Japanese conglomerate ASO Group closed Thursday on its purchase of the Google-leased Spruce Goose Hangar in Playa Vista. The investment firm, in a deal that was first reported by The Real Deal on Tuesday, paid between $300 million and $320 million for the hangar and three surrounding buildings. Sources familiar with the firm said ASO is targeting further acquisitions in California, looking at similar properties.
TRD reported on Tuesday that the seller, a partnership between Ratkovich Company and Penwood Real Estate Investment Management, was in advanced discussions to sell the property to a Japanese investor. The Los Angeles Times first identified the name of the buyer earlier today.
This is ASO’s first purchase in the United States, said Reid Mackay of Tokyo-based brokerage EGW Asset Management, who represented the firm in the deal.

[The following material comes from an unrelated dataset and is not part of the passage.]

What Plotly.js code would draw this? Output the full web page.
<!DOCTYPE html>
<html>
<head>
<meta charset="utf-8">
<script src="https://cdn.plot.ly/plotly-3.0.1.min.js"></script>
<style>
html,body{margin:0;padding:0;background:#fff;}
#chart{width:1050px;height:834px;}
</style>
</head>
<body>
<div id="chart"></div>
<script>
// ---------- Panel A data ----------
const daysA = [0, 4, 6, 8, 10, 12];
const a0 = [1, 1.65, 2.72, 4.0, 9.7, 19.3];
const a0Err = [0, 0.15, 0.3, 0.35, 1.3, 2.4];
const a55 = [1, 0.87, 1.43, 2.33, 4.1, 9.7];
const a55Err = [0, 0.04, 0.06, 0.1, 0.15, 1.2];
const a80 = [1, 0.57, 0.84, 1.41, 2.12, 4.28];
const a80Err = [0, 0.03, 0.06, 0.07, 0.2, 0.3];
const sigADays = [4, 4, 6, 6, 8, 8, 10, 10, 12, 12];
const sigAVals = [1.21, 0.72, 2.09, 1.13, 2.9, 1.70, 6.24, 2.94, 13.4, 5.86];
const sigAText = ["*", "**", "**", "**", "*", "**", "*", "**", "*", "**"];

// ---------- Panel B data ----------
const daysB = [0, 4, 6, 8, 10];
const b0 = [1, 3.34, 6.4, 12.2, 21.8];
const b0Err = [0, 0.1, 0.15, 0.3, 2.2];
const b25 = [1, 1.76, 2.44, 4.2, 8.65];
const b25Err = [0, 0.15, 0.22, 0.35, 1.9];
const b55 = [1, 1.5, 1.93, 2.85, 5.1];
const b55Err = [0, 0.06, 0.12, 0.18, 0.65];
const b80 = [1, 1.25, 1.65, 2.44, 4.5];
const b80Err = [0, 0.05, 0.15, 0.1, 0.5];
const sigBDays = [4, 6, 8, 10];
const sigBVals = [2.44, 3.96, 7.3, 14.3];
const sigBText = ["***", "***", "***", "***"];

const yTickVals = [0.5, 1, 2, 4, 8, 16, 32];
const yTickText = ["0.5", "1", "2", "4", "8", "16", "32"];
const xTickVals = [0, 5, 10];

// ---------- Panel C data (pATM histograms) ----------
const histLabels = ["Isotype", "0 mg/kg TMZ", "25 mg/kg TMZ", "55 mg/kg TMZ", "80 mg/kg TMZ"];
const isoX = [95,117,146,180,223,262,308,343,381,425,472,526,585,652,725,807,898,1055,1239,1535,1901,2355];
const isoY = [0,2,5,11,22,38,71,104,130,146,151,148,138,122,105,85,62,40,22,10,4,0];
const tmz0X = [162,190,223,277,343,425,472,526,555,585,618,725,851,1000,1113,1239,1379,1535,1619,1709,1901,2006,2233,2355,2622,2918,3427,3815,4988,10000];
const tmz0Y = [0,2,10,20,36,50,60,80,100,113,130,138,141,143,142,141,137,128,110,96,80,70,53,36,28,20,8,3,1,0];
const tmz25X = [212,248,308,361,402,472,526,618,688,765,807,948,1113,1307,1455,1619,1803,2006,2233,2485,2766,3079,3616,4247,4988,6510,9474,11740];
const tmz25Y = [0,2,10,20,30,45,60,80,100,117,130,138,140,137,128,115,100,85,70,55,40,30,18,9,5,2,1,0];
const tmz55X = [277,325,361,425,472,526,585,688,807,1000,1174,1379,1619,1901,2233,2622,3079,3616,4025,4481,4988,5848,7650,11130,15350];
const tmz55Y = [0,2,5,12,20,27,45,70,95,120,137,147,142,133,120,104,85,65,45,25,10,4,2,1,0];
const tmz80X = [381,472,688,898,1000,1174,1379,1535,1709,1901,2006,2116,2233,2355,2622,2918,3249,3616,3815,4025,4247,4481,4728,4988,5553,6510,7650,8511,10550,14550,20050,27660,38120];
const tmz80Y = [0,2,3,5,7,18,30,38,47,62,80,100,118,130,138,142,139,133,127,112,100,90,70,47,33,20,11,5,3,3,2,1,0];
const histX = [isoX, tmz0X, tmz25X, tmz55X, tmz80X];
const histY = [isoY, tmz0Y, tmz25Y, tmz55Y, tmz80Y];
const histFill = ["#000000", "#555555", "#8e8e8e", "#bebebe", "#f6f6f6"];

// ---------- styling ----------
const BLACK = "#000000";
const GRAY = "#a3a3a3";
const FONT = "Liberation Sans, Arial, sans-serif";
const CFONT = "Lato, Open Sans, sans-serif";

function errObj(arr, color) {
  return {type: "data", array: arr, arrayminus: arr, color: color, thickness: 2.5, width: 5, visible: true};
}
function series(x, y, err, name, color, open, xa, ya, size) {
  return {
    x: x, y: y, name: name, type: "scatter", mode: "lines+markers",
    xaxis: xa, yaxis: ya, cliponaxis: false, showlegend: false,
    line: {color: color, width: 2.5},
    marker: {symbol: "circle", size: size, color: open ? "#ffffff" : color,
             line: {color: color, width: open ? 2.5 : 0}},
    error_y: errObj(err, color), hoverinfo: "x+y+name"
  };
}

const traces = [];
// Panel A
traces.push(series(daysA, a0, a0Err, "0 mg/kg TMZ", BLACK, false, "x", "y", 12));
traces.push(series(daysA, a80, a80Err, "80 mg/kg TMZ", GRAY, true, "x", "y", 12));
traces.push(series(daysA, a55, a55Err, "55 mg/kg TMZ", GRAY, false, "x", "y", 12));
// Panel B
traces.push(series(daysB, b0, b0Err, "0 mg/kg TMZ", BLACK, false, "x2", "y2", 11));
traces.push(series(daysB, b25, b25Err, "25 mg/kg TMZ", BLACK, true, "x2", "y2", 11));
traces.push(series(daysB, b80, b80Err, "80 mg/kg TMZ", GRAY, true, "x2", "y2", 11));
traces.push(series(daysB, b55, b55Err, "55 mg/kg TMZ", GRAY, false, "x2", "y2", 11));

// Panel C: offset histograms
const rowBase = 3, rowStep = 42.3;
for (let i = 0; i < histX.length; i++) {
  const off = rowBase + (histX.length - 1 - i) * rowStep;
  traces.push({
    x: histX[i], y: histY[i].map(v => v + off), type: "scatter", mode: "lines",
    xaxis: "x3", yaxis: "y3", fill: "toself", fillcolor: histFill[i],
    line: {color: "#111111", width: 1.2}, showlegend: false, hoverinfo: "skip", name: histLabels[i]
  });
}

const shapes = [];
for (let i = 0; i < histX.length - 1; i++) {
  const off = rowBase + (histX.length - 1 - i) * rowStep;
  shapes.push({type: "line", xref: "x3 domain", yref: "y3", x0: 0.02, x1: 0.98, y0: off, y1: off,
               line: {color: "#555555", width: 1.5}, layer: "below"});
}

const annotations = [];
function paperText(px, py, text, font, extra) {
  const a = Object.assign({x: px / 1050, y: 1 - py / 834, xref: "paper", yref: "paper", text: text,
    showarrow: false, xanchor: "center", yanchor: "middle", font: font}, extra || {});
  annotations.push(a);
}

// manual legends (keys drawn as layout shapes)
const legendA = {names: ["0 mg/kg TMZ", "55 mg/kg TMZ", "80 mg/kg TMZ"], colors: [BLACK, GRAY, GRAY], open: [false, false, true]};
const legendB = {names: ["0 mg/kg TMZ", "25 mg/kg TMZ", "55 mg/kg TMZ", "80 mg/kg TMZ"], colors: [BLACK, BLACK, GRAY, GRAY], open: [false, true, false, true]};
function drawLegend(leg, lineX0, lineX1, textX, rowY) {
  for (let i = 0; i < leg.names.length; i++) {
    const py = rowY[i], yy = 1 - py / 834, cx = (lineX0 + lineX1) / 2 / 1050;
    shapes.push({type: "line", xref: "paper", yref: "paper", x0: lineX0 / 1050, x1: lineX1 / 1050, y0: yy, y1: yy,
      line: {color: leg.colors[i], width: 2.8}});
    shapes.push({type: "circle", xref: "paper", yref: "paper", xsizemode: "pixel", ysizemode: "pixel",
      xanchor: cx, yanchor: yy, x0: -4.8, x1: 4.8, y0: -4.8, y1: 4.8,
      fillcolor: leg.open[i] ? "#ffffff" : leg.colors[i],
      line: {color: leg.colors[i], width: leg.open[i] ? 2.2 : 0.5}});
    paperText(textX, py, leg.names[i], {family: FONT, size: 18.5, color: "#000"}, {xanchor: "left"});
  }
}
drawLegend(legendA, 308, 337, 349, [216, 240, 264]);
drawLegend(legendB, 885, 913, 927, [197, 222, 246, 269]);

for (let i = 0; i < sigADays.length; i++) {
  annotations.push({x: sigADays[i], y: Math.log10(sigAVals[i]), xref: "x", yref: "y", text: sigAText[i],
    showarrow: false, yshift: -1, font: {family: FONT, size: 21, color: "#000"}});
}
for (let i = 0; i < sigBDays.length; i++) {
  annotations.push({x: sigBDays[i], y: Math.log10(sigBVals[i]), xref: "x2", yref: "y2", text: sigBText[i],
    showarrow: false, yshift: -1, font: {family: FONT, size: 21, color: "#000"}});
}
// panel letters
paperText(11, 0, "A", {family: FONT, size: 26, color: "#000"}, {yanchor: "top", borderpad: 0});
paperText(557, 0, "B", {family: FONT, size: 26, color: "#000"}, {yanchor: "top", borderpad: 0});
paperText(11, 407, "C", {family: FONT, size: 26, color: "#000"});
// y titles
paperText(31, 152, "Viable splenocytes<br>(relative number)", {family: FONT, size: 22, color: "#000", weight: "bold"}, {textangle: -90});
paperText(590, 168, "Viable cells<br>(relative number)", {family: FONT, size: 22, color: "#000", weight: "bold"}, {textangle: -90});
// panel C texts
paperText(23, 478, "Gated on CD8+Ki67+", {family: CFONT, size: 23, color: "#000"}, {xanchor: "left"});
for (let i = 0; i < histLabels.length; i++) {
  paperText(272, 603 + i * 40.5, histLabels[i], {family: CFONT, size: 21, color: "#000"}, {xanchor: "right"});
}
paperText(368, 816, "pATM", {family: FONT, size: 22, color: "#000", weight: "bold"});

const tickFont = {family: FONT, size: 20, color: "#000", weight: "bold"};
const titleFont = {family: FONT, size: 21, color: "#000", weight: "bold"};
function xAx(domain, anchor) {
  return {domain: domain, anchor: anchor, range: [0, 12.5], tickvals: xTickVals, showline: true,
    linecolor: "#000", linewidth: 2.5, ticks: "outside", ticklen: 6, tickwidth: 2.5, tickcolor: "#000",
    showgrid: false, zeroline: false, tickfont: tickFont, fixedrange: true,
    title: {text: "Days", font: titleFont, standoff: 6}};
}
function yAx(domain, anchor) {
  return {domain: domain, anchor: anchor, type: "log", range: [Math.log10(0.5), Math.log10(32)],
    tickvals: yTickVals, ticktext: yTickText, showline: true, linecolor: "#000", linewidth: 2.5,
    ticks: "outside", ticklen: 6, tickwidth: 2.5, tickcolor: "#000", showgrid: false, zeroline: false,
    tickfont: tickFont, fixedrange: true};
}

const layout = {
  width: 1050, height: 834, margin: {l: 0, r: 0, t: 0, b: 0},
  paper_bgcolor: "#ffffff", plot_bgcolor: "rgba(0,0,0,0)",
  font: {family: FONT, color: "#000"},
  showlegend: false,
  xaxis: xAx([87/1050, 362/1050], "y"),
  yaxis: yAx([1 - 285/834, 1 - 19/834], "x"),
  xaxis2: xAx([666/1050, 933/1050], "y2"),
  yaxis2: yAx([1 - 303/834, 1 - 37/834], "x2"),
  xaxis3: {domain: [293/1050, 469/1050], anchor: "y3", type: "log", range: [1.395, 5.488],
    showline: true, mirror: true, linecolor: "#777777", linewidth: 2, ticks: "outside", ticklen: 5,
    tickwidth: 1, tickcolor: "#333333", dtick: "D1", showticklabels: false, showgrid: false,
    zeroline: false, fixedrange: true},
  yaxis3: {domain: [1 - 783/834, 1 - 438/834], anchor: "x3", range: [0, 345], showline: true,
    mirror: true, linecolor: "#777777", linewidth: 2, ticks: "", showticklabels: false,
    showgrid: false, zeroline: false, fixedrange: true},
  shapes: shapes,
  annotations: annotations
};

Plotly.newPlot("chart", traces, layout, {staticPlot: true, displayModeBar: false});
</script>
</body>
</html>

The company, which was established in 1872, has more than 10,000 employees, according to its website. It invests primarily in infrastructure, private hospitals and healthcare. Its real estate investment strategy involves focusing on properties with long-term triple-net leases, and it has invested in properties in London over the last five years, including triple-net-leased hotels. Most of its holdings, however, are in Japan.

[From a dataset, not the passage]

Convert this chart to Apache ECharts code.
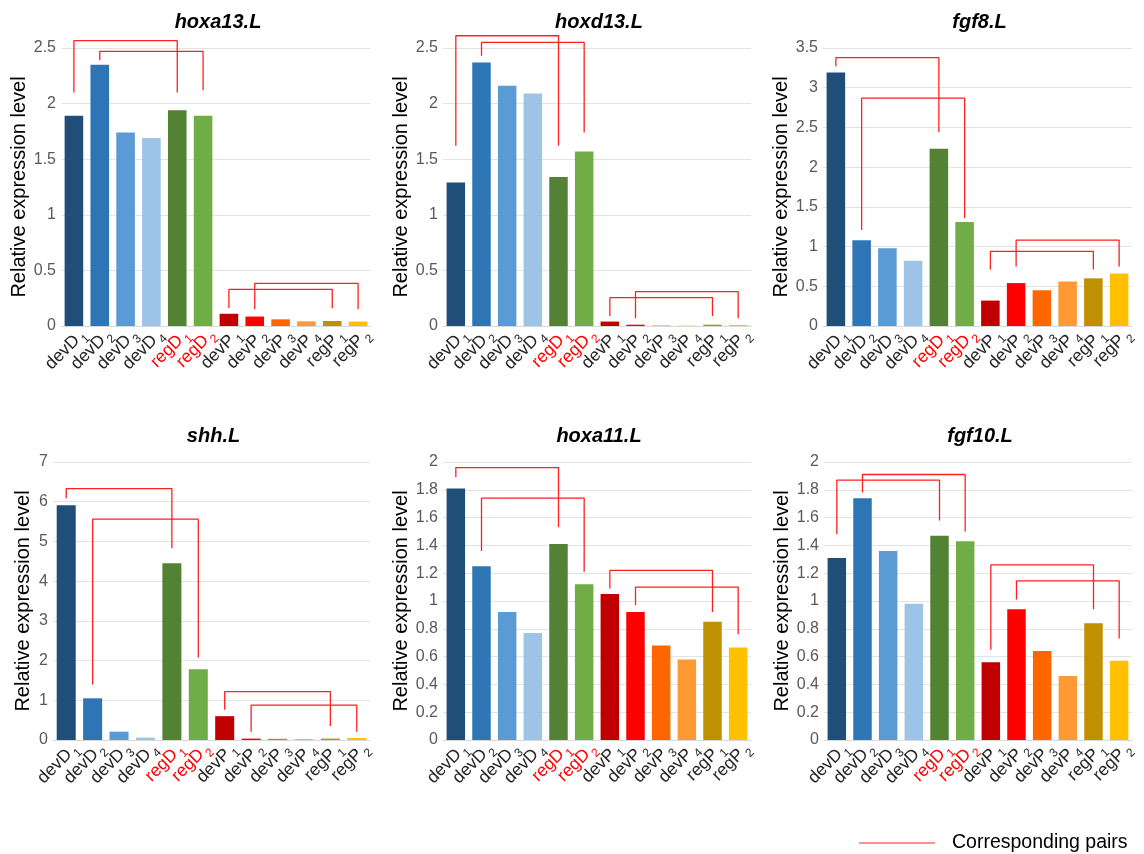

ASO “definitely wants to keep focusing on California,” Mackay said in an interview with TRD Friday. “They are looking for similar properties with long-term leases.”
HFF’s John Crump, Andrew Harper, Michael Leggett, Doug Bond, and Ryan Gallagher represented the seller, but did not respond to requests for comment. Representatives for Ratkovich couldn’t be reached.

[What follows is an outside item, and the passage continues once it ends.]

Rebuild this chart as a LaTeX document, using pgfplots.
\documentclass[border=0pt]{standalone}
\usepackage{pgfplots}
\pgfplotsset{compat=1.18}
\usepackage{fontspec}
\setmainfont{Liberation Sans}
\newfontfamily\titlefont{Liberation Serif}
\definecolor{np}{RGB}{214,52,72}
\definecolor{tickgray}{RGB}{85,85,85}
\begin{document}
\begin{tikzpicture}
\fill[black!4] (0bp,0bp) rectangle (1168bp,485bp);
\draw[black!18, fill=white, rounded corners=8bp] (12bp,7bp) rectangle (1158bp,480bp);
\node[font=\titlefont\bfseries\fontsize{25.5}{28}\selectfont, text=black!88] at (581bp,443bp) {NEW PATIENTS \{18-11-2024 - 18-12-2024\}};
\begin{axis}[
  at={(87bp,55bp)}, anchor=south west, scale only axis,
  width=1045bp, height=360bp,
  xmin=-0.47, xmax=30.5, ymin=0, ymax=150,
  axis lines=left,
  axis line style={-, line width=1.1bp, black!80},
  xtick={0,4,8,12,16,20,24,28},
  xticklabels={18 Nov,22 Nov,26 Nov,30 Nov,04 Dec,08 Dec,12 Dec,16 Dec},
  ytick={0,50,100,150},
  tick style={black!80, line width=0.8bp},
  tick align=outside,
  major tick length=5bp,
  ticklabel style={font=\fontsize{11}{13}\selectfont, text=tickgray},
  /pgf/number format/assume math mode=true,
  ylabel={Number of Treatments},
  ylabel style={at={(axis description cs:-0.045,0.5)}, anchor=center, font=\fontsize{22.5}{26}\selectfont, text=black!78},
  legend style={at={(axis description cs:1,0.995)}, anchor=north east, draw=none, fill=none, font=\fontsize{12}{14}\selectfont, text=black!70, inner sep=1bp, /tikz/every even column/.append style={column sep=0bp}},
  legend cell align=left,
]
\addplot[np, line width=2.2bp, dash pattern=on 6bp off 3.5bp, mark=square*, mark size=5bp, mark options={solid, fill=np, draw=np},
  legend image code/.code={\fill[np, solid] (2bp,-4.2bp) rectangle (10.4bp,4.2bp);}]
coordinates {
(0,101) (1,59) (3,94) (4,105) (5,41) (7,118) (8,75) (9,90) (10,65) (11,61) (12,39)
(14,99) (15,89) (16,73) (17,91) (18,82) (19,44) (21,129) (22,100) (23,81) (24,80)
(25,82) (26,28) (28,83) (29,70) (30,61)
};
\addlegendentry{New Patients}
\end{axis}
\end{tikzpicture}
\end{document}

Ratkovich and Penwood had been shopping the four-building, 358,000-square-foot complex at 12475 West Bluff Creek Drive, known as the Hercules Campus West, since October. Ratkovich acquired the Hangar, along with 10 other buildings, for $32.4 million in 2010.
Google, which has a base rent of $11 million a year, can expand the hangar to over 500,000 square feet in its buildout of the space, according to marketing materials from October seen by TRD. Its rent is 50 percent below market-rate and will increase 3 percent every year.
The technology giant has an option to buy the hangar during the 16th year of its lease, which began in August 2016, according to the listing memo.